Perhaps in the spirit of the Wonders of the World, the nuclear reactor in Hanford, Washington, has been declared a national historic site.
“National Historic Landmarks,” the Department of Energy explains, “can be nationally significant districts, sites, buildings, structures, and/or objects that possess exceptional value or quality in illustrating or interpreting the heritage of the United States.”
In a late-August news release (PDF) we read:
U.S. Department of the Interior (DOI) Deputy Secretary Lynn Scarlett and U.S. Department of Energy (DOE) Acting Deputy Secretary Jeffrey F. Kupfer today announced the designation of DOE’s B Reactor as a National Historic Landmark and unveiled DOE’s plan for a new public access program to enable American citizens to visit B Reactor during the 2009 tourist season. The B Reactor at DOE’s Hanford Site in southeast Washington State was the world’s first industrial-scale nuclear reactor and produced plutonium for the atomic weapon that was dropped on Nagasaki, Japan to end World War II (WWII).
As the New York Times pointed out yesterday, however, Hanford is but “one of five Manhattan Project facilities designated as historic landmarks, including the Los Alamos Scientific Laboratory in New Mexico and the X-10 Graphite Reactor at Oak Ridge, Tenn.” Another site is the so-called Chicago Pile.
The atomic infrastructure of mid-century American warfare is thus slowly being converted into a distributed landscape of historic monuments.
Perhaps it’s dark tourism with a physics bent – the national memory of nuclear fission, a geography of Cold War nostalgia. They are places where the atom opened up – a series of small entryways into matter.

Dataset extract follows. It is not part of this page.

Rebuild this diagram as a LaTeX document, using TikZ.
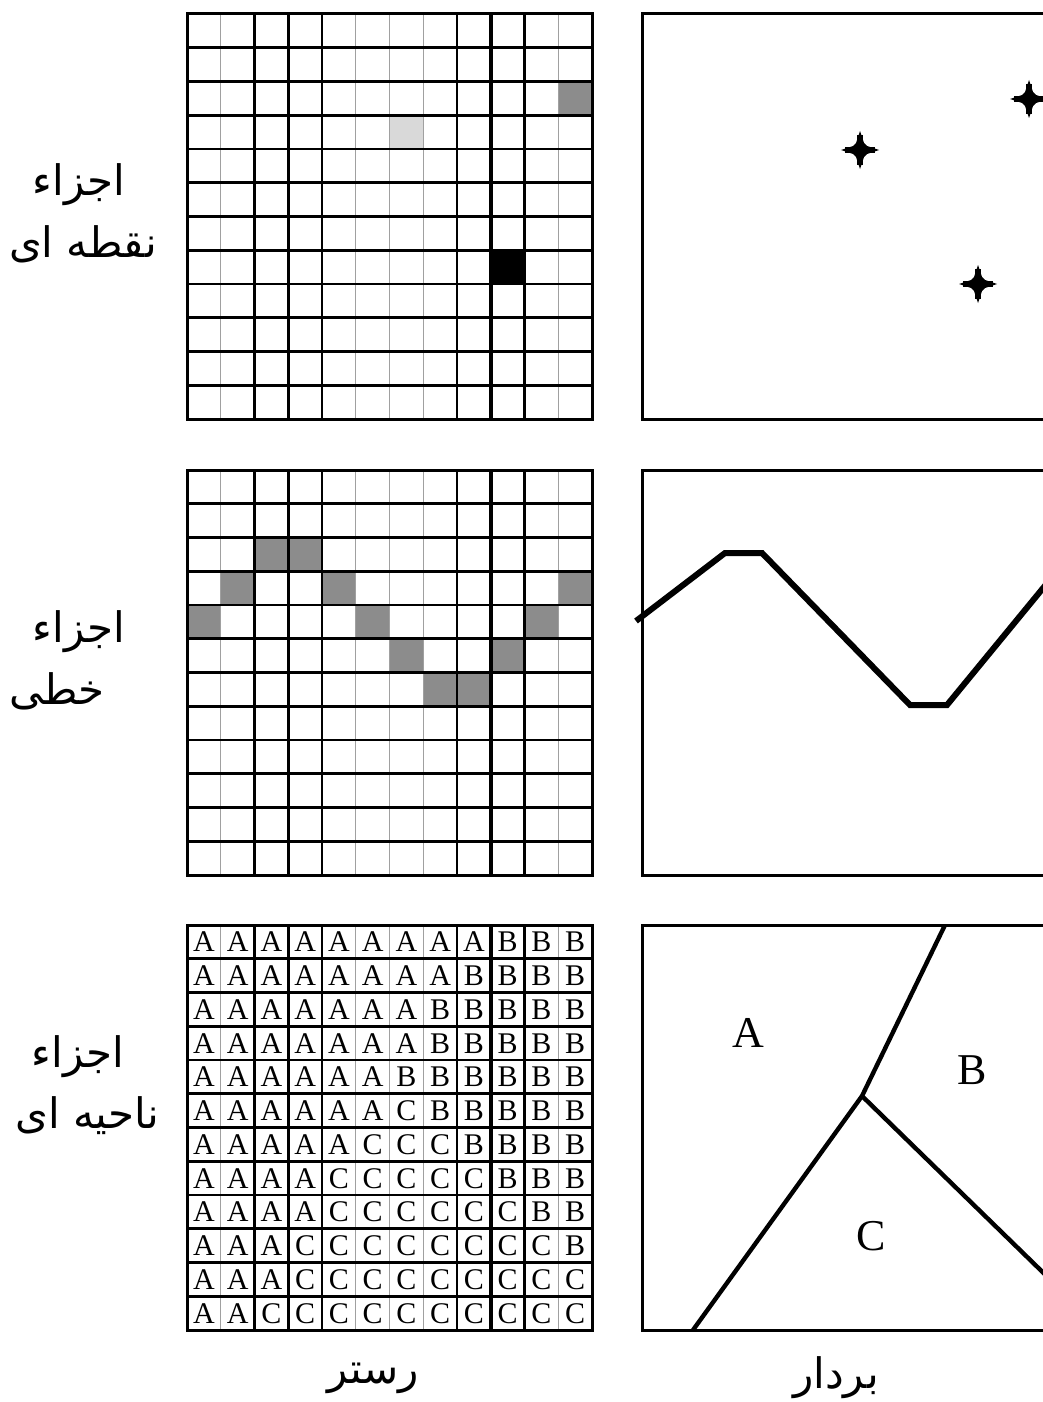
\documentclass[tikz,border=0pt]{standalone}
\usepackage{fontspec}
\setmainfont{Liberation Serif}
\newfontfamily\arabicfont[Script=Arabic]{DejaVu Sans}
\TeXXeTstate=1
\usepackage{tikz}
\usetikzlibrary{positioning}
\definecolor{cellgray}{HTML}{8C8C8C}
\definecolor{palegray}{HTML}{D9D9D9}
\definecolor{thingray}{HTML}{A0A0A0}
\tikzset{
  gridthin/.style={draw=thingray, line width=0.6pt},
  gridrow/.style={draw=black, line width=1.3pt},
  gridcol/.style={draw=black, line width=1.4pt},
  gridheavy/.style={draw=black, line width=2pt},
  frame/.style={draw=black, line width=1.5pt},
  feature/.style={draw=black, line width=2.2pt},
  cellchar/.style={inner sep=0pt, font=\fontsize{15}{16}\selectfont},
  zonechar/.style={inner sep=0pt, font=\fontsize{22}{24}\selectfont},
  caption/.style={inner sep=0pt, font=\fontsize{21}{24}\arabicfont},
  ptmark/.pic={\fill[black] (-19,0) -- (-7,-4) -- (-4,-7) -- (0,-19) -- (4,-7) -- (7,-4)
      -- (19,0) -- (7,4) -- (4,7) -- (0,19) -- (-4,7) -- (-7,4) -- cycle;
    \draw[black, line width=2.6pt] (-15,0) -- (15,0) (0,-15) -- (0,15);}
}

\begin{document}
\begin{tikzpicture}[x=0.5pt, y=-0.5pt]
  \useasboundingbox (0,0) rectangle (1043,1402);
  \clip (0,0) rectangle (1043,1402);

  % raster cells
  \fill[cellgray] (187+33.75*11,14+33.75*2) rectangle ++(33.75,33.75);
  \fill[palegray] (187+33.75*6,14+33.75*3) rectangle ++(33.75,33.75);
  \fill[black] (187+33.75*9,14+33.75*7) rectangle ++(33.75,33.75);
  \foreach \ci/\ri in {2/2,3/2,1/3,4/3,11/3,0/4,5/4,10/4,6/5,9/5,7/6,8/6}
    \fill[cellgray] (187+33.75*\ci,470+33.75*\ri) rectangle ++(33.75,33.75);

  % raster grids
  \foreach \gy in {14,470,925} {
    \foreach \k in {1,5,6,7,11} \draw[gridthin] (187+33.75*\k,\gy) -- (187+33.75*\k,\gy+405);
    \foreach \k in {1,...,11} \draw[gridrow] (187,\gy+33.75*\k) -- (592,\gy+33.75*\k);
    \foreach \k in {2,3,4,8,10} \draw[gridcol] (187+33.75*\k,\gy) -- (187+33.75*\k,\gy+405);
    \draw[gridheavy] (187+33.75*9,\gy) -- (187+33.75*9,\gy+405);
    \draw[frame] (187,\gy) rectangle (592,\gy+405);
  }

  % zone letters
  \foreach \letters [count=\ri from 0] in {
    {A,A,A,A,A,A,A,A,A,B,B,B},
    {A,A,A,A,A,A,A,A,B,B,B,B},
    {A,A,A,A,A,A,A,B,B,B,B,B},
    {A,A,A,A,A,A,A,B,B,B,B,B},
    {A,A,A,A,A,A,B,B,B,B,B,B},
    {A,A,A,A,A,A,C,B,B,B,B,B},
    {A,A,A,A,A,C,C,C,B,B,B,B},
    {A,A,A,A,C,C,C,C,C,B,B,B},
    {A,A,A,A,C,C,C,C,C,C,B,B},
    {A,A,A,C,C,C,C,C,C,C,C,B},
    {A,A,A,C,C,C,C,C,C,C,C,C},
    {A,A,C,C,C,C,C,C,C,C,C,C}} {
    \foreach \ch [count=\ci from 0] in \letters
      \node[cellchar] (z-\ri-\ci) at (203.9+33.75*\ci,942+33.75*\ri) {\ch};
  }

  % vector panels
  \foreach \gy in {14,470,925} \draw[frame] (642,\gy) rectangle (1070,\gy+405);
  \pic at (860,150) {ptmark};
  \pic at (1029,99) {ptmark};
  \pic at (978,284) {ptmark};

  \draw[black, line width=3pt, line join=miter]
    (636,621) -- (725,553) -- (762,553) -- (910,705) -- (947,705) -- (1062,565);

  \coordinate (top) at (945,925);
  \coordinate (mid) at (862,1096);
  \coordinate (low) at (693,1330);
  \coordinate (east) at (1062,1291);
  \draw[feature] (top) -- (mid) -- (low);
  \draw[feature] (mid) -- (east);
  \node[zonechar] (la) at (748,1033) {A};
  \node[zonechar] (lb) at (972,1070) {B};
  \node[zonechar] (lc) at (871,1236) {C};

  % captions
  \node[caption] (pt1) at (79,185) {\beginR اجزاء\endR};
  \node[caption] (pt2) at (83,244) {\beginR نقطه ای\endR};
  \node[caption] (ln1) at (79,632) {\beginR اجزاء\endR};
  \node[caption] (ln2) at (57,691) {\beginR خطی\endR};
  \node[caption] (ar1) at (78,1057) {\beginR اجزاء\endR};
  \node[caption] (ar2) at (87,1116) {\beginR ناحیه ای\endR};
  \node[caption] (rs) at (373,1378) {\beginR رستر\endR};
  \node[caption] (vc) at (836,1378) {\beginR بردار\endR};
\end{tikzpicture}
\end{document}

5 thoughts on “Nuclear Nation”
This report comes on the heels of news that the crash site of United Flight 93 is also becoming a “dark tourism” destination. It seems that as the production jobs have left rural Pennsylvania, the economy could use a little piece of that ever-present activity of consumption known as tourism.
As a side note, the Hanford site is also among the biggest environmental disasters in our nations history. Plutonium was produced in immense quantity without any real oversight, and hence, over 50 million gallons of nuclear waste was stored in tanks that now leak into the Columbia river and groundwater. The task of cleaning up the Hanford site has been baffling for both engineers and policy makers. It is a cautionary tale for people tasked with overseeing military spending. We certainly didn’t need all of those nukes to survive the cold war, but in 1943 the threat was real enough to force some irrational decision making.
The only thing that’s certain is the United States won the Cold War. With help from all those nukes. Building a nuclear weapon to help defeat the Germans and the Japanese is hardly irrational. Nice try.
Hey Cold Warrior,
I grew up not far from Hanford – but luckily far enough so that I wasn’t in one of the towns that are now slowly dying of cancer.
Seriously, entire farm towns are dropping dead of cancer.
They intentionally released radioactive isotopes during harvest season, poisoning the fields and the cows’ milk: http://en.wikipedia.org/wiki/Hanford#Environmental_concerns
It’s both disturbing and fascinating to find that there are people who find this situation defensible, an acceptable consequence of war.
an acceptable consequence of war.
There are those who view almost anything as an “an acceptable consequence of war.” Curiously, these tend to be the same people most interested in perpetuating a state of war.